Pada era ini, Timnas pernah ditangani pelatih Peter Withe (2004-2007) dan Ivan Kolev (2007). Peter Withe mendampingi Timnas di ajang Piala Asia U-20 2004 dan hanya sampai di babak penyisihan grup. Sementara Ivan Kolev baru mampu mengantarkan timnas Garuda ke babak penyisihan grup Piala Asia 2007.
Selanjutnya, Timnas Indonesia dilatih Luis Milla dan Simon McMenemy. Selama menukangi timnas senior dan U-23, Luis Milla membawa timnas sepak bola U-23 Indonesia hingga babak 16 besar Asian Games 2018.
Sementara McMenemy yang mendampingi Timnas di Kualifikasi Piala Dunia 2022 Zona Asia tak sekali pun mempersembahkan kemenangan. Dalam lima kali pertandingan di Grup G Zona Asia, Timnas Indonesia selalu kalah dan menempati dasar klasemen.
PSSI kemudian mengganti McMenemy pada November 2019 dan menunjuk Shin Tae-yong asal Korea Selatan.

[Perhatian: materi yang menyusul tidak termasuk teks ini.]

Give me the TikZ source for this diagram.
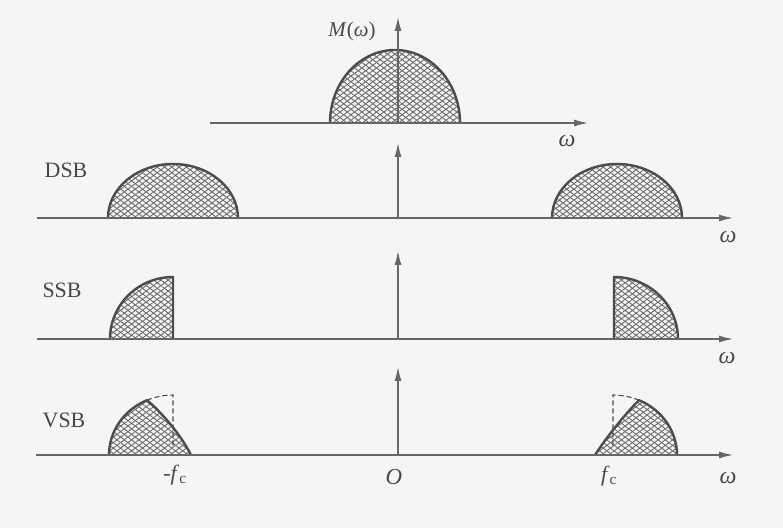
\documentclass[tikz,border=0pt]{standalone}
\usepackage{fontspec}
\setmainfont{Liberation Serif}
\usetikzlibrary{arrows.meta,patterns.meta}
\definecolor{paper}{HTML}{F5F5F5}
\definecolor{ink}{HTML}{4C4C4C}
\definecolor{axisc}{HTML}{666666}
\definecolor{hatchc}{HTML}{6A6A6A}
\definecolor{txt}{HTML}{484848}
\begin{document}
\begin{tikzpicture}[x=1bp,y=1bp,
  axis/.style={draw=axisc,line width=1.3bp,-{Latex[length=14bp,width=7bp]}},
  hatchfill/.style={preaction={pattern={Lines[angle=-37,distance=4.4bp,line width=.9bp]},pattern color=hatchc},
                    pattern={Lines[angle=37,distance=4.4bp,line width=.9bp]},pattern color=hatchc},
  outline/.style={draw=ink,line width=2.4bp,line join=round,line cap=round},
  dashline/.style={draw=ink,line width=1.1bp,dash pattern=on 5bp off 3bp},
  lab/.style={inner sep=0pt,text=txt},
  bandlab/.style={lab,font=\fontsize{22}{22}\selectfont},
  wlab/.style={lab,font=\fontsize{24}{24}\selectfont\itshape}]
\fill[paper] (0,0) rectangle (783,528);
\useasboundingbox (0,0) rectangle (783,528);

% ---------- top panel: M(omega)
\path[hatchfill] (330,405) arc[start angle=180,end angle=0,x radius=65,y radius=73] -- cycle;
\draw[outline] (330,405) arc[start angle=180,end angle=0,x radius=65,y radius=73];
\coordinate (ta0) at (210,405); \coordinate (ta1) at (588,405);
\coordinate (tv0) at (398,405); \coordinate (tv1) at (398,511);
\draw[axis] (ta0) -- (ta1);
\draw[axis] (tv0) -- (tv1);
\node[lab,font=\fontsize{21}{21}\selectfont] (mlab) at (352,497) {\textit{M}(\textit{ω})};
\node[wlab] (w1) at (567,387) {ω};

% ---------- DSB
\path[hatchfill] (108,310) arc[start angle=180,end angle=0,x radius=65,y radius=54] -- cycle;
\draw[outline] (108,310) arc[start angle=180,end angle=0,x radius=65,y radius=54];
\path[hatchfill] (552,310) arc[start angle=180,end angle=0,x radius=65,y radius=54] -- cycle;
\draw[outline] (552,310) arc[start angle=180,end angle=0,x radius=65,y radius=54];
\coordinate (da0) at (37,310); \coordinate (da1) at (733,310);
\coordinate (dv0) at (398,310); \coordinate (dv1) at (398,385);
\draw[axis] (da0) -- (da1);
\draw[axis] (dv0) -- (dv1);
\node[bandlab] (dsb) at (66,358) {DSB};
\node[wlab] (w2) at (728,291) {ω};

% ---------- SSB
\path[hatchfill] (110,189) arc[start angle=180,end angle=90,x radius=63,y radius=62] -- (173,189) -- cycle;
\draw[outline] (110,189) arc[start angle=180,end angle=90,x radius=63,y radius=62] -- (173,189);
\path[hatchfill] (614,189) -- (614,251) arc[start angle=90,end angle=0,x radius=64,y radius=62] -- cycle;
\draw[outline] (614,189) -- (614,251) arc[start angle=90,end angle=0,x radius=64,y radius=62];
\coordinate (sa0) at (37,189); \coordinate (sa1) at (733,189);
\coordinate (sv0) at (398,189); \coordinate (sv1) at (398,277);
\draw[axis] (sa0) -- (sa1);
\draw[axis] (sv0) -- (sv1);
\node[bandlab] (ssb) at (62,238) {SSB};
\node[wlab] (w3) at (727,170) {ω};

% ---------- VSB
\path[hatchfill] (109,73) arc[start angle=180,end angle=114,x radius=64,y radius=60]
   .. controls (159,118) and (180,95) .. (191,73) -- cycle;
\draw[outline] (109,73) arc[start angle=180,end angle=114,x radius=64,y radius=60]
   .. controls (159,118) and (180,95) .. (191,73);
\draw[dashline] (147,127.8) arc[start angle=114,end angle=90,x radius=64,y radius=60] -- (173,82);
\path[hatchfill] (595,73) .. controls (608,93) and (627,116) .. (639,127.8)
   arc[start angle=66,end angle=0,x radius=64,y radius=60] -- cycle;
\draw[outline] (595,73) .. controls (608,93) and (627,116) .. (639,127.8)
   arc[start angle=66,end angle=0,x radius=64,y radius=60];
\draw[dashline] (639,127.8) arc[start angle=66,end angle=90,x radius=64,y radius=60] -- (613,80);
\coordinate (va0) at (36,73); \coordinate (va1) at (733,73);
\coordinate (vv0) at (398,73); \coordinate (vv1) at (398,161);
\draw[axis] (va0) -- (va1);
\draw[axis] (vv0) -- (vv1);
\node[bandlab] (vsb) at (64,108) {VSB};
\node[wlab] (w4) at (728,50) {ω};
\node[lab,font=\fontsize{23}{23}\selectfont\itshape] (O) at (394,51) {O};
\node[lab,font=\fontsize{22}{22}\selectfont] (mfc) at (175,53) {-\textit{f}\textsubscript{c}};
\node[lab,font=\fontsize{22}{22}\selectfont] (fc) at (609,52) {\textit{f}\textsubscript{c}};
\end{tikzpicture}
\end{document}
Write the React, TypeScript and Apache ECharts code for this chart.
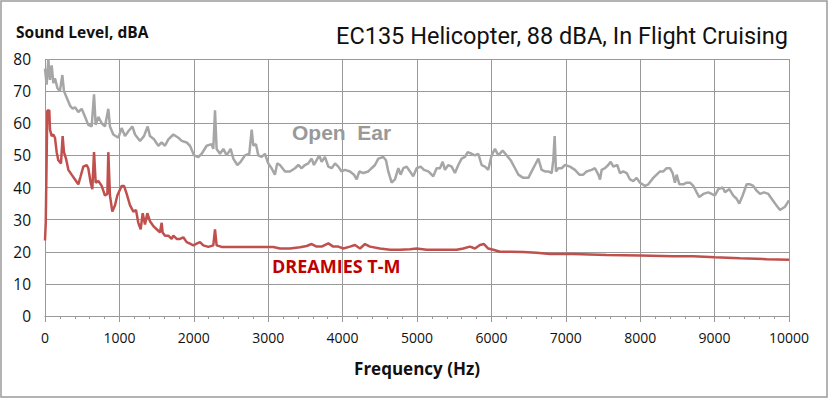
import React, { useEffect, useRef } from "react";
import * as echarts from "echarts";

const xTicks = [0, 1000, 2000, 3000, 4000, 5000, 6000, 7000, 8000, 9000, 10000];
const yTicks = [0, 10, 20, 30, 40, 50, 60, 70, 80];

const openEarHz = [0, 22, 45, 67, 90, 112, 134, 166, 200, 233, 255, 291, 336, 372, 403, 448, 493, 538, 582, 627, 659, 681, 717, 762, 806, 851, 873, 918, 986, 1030, 1075, 1120, 1174, 1210, 1277, 1330, 1380, 1411, 1465, 1523, 1568, 1613, 1658, 1725, 1792, 1837, 1904, 1949, 2003, 2061, 2106, 2173, 2240, 2262, 2285, 2307, 2352, 2397, 2442, 2495, 2531, 2585, 2630, 2688, 2746, 2778, 2800, 2836, 2867, 2912, 2956, 3000, 3045, 3090, 3121, 3158, 3226, 3293, 3360, 3405, 3450, 3494, 3539, 3584, 3615, 3651, 3687, 3718, 3763, 3808, 3853, 3898, 3942, 3987, 4032, 4099, 4153, 4189, 4225, 4278, 4346, 4390, 4435, 4480, 4547, 4583, 4614, 4659, 4704, 4749, 4780, 4816, 4861, 4906, 4950, 4995, 5049, 5094, 5152, 5219, 5264, 5309, 5345, 5376, 5421, 5466, 5510, 5555, 5600, 5645, 5681, 5734, 5779, 5824, 5869, 5914, 5958, 6003, 6048, 6093, 6151, 6205, 6259, 6317, 6362, 6429, 6497, 6541, 6586, 6631, 6675, 6720, 6765, 6810, 6832, 6850, 6868, 6900, 6944, 6989, 7056, 7123, 7182, 7235, 7280, 7347, 7392, 7437, 7460, 7482, 7527, 7571, 7603, 7639, 7692, 7728, 7773, 7818, 7863, 7907, 7952, 7997, 8064, 8109, 8176, 8221, 8266, 8311, 8355, 8400, 8436, 8467, 8490, 8526, 8579, 8624, 8669, 8714, 8759, 8794, 8848, 8915, 8960, 9005, 9050, 9108, 9140, 9198, 9251, 9296, 9332, 9377, 9431, 9476, 9520, 9565, 9610, 9664, 9722, 9767, 9812, 9879, 9946, 10000];
const openEarDb = [77, 72, 80, 73.5, 78, 72.5, 74, 71, 70, 75, 70, 68, 65.5, 64.5, 65, 63.5, 64.5, 62, 59.5, 59, 69, 59.5, 62, 60, 59, 64.5, 59, 56.5, 55.5, 58.5, 56, 57.5, 59, 56.5, 54.5, 56, 59, 56, 55, 53, 54, 53, 55, 56.5, 55.5, 54.5, 54, 53, 50, 49.5, 50.5, 53, 53.5, 52, 64, 52, 50.5, 52, 50, 52, 49, 47, 48, 50, 50.5, 58, 53, 53.5, 50, 49.5, 50.5, 47.5, 46, 44, 47.5, 47, 45, 45, 46, 47, 46, 47, 47.5, 49, 47, 48.5, 50, 48, 49.5, 46.5, 46, 47.5, 46.5, 45, 45.5, 45, 44, 42.5, 45, 44.5, 45, 46, 47, 49, 49.5, 48.5, 45, 41.5, 42.5, 46, 44, 46, 46.5, 45, 43.5, 46, 46.5, 45.5, 45, 43.5, 46, 46, 48, 45.5, 47, 46.5, 44.5, 47, 49, 49.5, 51, 50.5, 50, 50.5, 47, 46.5, 45.5, 50, 52, 50, 51.5, 50, 48.5, 46, 44, 43, 43, 45, 47, 49, 45.5, 45, 45, 44.5, 48.5, 56, 45, 46, 46, 47, 46.5, 45.5, 44, 44, 45, 45.5, 46, 44, 42.5, 45.5, 46, 47, 48, 46.5, 47, 44.5, 45, 44.5, 42.5, 42, 43, 41.5, 40.5, 41, 43, 44, 45, 45, 46, 46, 44.5, 41.5, 44, 41, 41, 41.5, 41.5, 40.5, 38.5, 37, 38, 38.5, 38, 37.5, 39.5, 40, 38.5, 39.5, 37.5, 36.5, 35, 37.5, 41, 41, 40.5, 39, 38, 38.5, 38, 36.5, 35, 33, 34, 36];

const dreamiesHz = [0, 10, 31, 58, 67, 90, 112, 134, 157, 179, 215, 237, 255, 282, 314, 358, 403, 448, 479, 515, 560, 582, 614, 636, 659, 681, 717, 762, 806, 838, 851, 873, 905, 941, 972, 1030, 1062, 1098, 1142, 1187, 1223, 1254, 1286, 1313, 1344, 1375, 1411, 1456, 1501, 1545, 1568, 1581, 1613, 1658, 1702, 1725, 1770, 1815, 1859, 1904, 1949, 1994, 2038, 2083, 2128, 2195, 2262, 2285, 2307, 2374, 2441, 2531, 2620, 2710, 2800, 2890, 2979, 3069, 3158, 3293, 3427, 3517, 3584, 3651, 3718, 3808, 3875, 3942, 4010, 4099, 4166, 4234, 4301, 4368, 4502, 4637, 4771, 4906, 4995, 5130, 5264, 5398, 5533, 5622, 5712, 5779, 5846, 5900, 5958, 6025, 6115, 6250, 6429, 6608, 6787, 7101, 7549, 7997, 8445, 8714, 9005, 9341, 9700, 10000];
const dreamiesDb = [23.5, 29, 64, 64, 58, 56, 56.5, 55.5, 51, 48.5, 47.5, 56, 51, 49, 45.5, 44, 42.5, 41, 43.5, 46.5, 47, 46, 41.5, 39.5, 51, 41.5, 42, 40.5, 37.5, 38, 51, 37.5, 32.5, 34.5, 37.5, 40.5, 40.5, 38, 34.5, 32.5, 33, 29, 27, 32, 28.5, 32, 29.5, 28, 27, 26, 29, 26, 25, 25, 24, 25, 24, 24, 24.5, 23, 22.5, 22, 22.5, 23, 22, 21.5, 22, 27, 22, 21.5, 21.5, 21.5, 21.5, 21.5, 21.5, 21.5, 21.5, 21.5, 21, 21, 21.4, 21.8, 22.4, 21.6, 21.6, 22.6, 21.6, 21.6, 21, 21.6, 22.1, 21, 22.4, 21.6, 21, 20.6, 20.6, 20.8, 21, 20.6, 20.6, 20.6, 20.6, 21, 21.6, 21, 22.1, 22.4, 21, 20.6, 20, 20, 19.9, 19.7, 19.3, 19.3, 19, 18.8, 18.6, 18.6, 18.3, 18, 17.7, 17.5];

const openEarName = "Open  Ear";
const dreamiesName = "DREAMIES T-M";
const titleText = "EC135 Helicopter, 88 dBA, In Flight Cruising";
const yAxisTitle = "Sound Level, dBA";
const xAxisTitle = "Frequency (Hz)";

export default function App() {
  const ref = useRef<HTMLDivElement>(null);
  useEffect(() => {
    if (!ref.current) return;
    const chart = echarts.init(ref.current, null, { renderer: "svg" });
    const openEar = openEarHz.map((h, i) => [h, openEarDb[i]]);
    const dreamies = dreamiesHz.map((h, i) => [h, dreamiesDb[i]]);
    const font = "'Open Sans', 'Liberation Sans', sans-serif";
    chart.setOption({
      animation: false,
      backgroundColor: "#ffffff",
      grid: { left: 45, right: 41, top: 59, bottom: 83, containLabel: false },
      title: [
        {
          text: titleText,
          right: 37,
          top: 19,
          textStyle: { fontFamily: "Roboto, sans-serif", fontSize: 23.5, fontWeight: "normal", color: "#111" },
        },
        {
          text: yAxisTitle,
          left: 11,
          top: 19,
          textStyle: { fontFamily: font, fontSize: 15.5, fontWeight: "bold", color: "#111" },
        },
      ],
      xAxis: {
        type: "value",
        min: xTicks[0],
        max: xTicks[xTicks.length - 1],
        interval: 1000,
        name: xAxisTitle,
        nameLocation: "middle",
        nameGap: 44,
        nameTextStyle: { fontFamily: font, fontSize: 17, fontWeight: "bold", color: "#111" },
        axisLine: { lineStyle: { color: "#999", width: 1 } },
        axisTick: { show: true, length: 6, lineStyle: { color: "#999" } },
        minorTick: { show: true, splitNumber: 5, length: 3, lineStyle: { color: "#999" } },
        splitLine: { show: true, lineStyle: { color: "#999", width: 1 } },
        axisLabel: { fontFamily: font, fontSize: 14, color: "#111", margin: 14, formatter: (v: number) => String(v) },
      },
      yAxis: {
        type: "value",
        min: yTicks[0],
        max: yTicks[yTicks.length - 1],
        interval: 10,
        axisLine: { show: false },
        axisTick: { show: false },
        splitLine: { show: true, lineStyle: { color: "#999", width: 1 } },
        axisLabel: { fontFamily: font, fontSize: 15.5, color: "#111", margin: 14 },
      },
      graphic: [
        {
          type: "rect",
          shape: { x: 1, y: 1, width: 826, height: 396 },
          style: { fill: "none", stroke: "#9a9a9a", lineWidth: 1.5 },
          silent: true,
        },
        {
          type: "text",
          left: 292,
          top: 122,
          style: { text: openEarName, fontFamily: "'Liberation Sans', Arial, sans-serif", fontSize: 21, fontWeight: "bold", fill: "#999999" },
        },
        {
          type: "text",
          left: 272,
          top: 257,
          style: { text: dreamiesName, fontFamily: font, fontSize: 18, fontWeight: "bold", fill: "#c00000" },
        },
      ],
      series: [
        {
          name: openEarName,
          type: "line",
          data: openEar,
          showSymbol: false,
          lineStyle: { color: "#a6a6a6", width: 2.5 },
        },
        {
          name: dreamiesName,
          type: "line",
          data: dreamies,
          showSymbol: false,
          lineStyle: { color: "#c0504d", width: 2.5 },
        },
      ],
    });
    return () => chart.dispose();
  }, []);
  return <div ref={ref} style={{ position: "fixed", left: 0, top: 0, width: 830, height: 399 }} />;
}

Shin Tae-yong diberi tugas melatih tim Indonesia U-20, U-23, dan senior.
Di level Asia, Shin Tae-yong membawa timnas senior hingga babak 16 besar Piala Asia Qatar 2023. Selain itu, Shin Tae-yong juga membawa Timnas U-23 melaju ke babak semifinal Piala Asia U-23 2024 dan diharapkan melenggang ke Olimpiade Paris Juli mendatang. Semoga!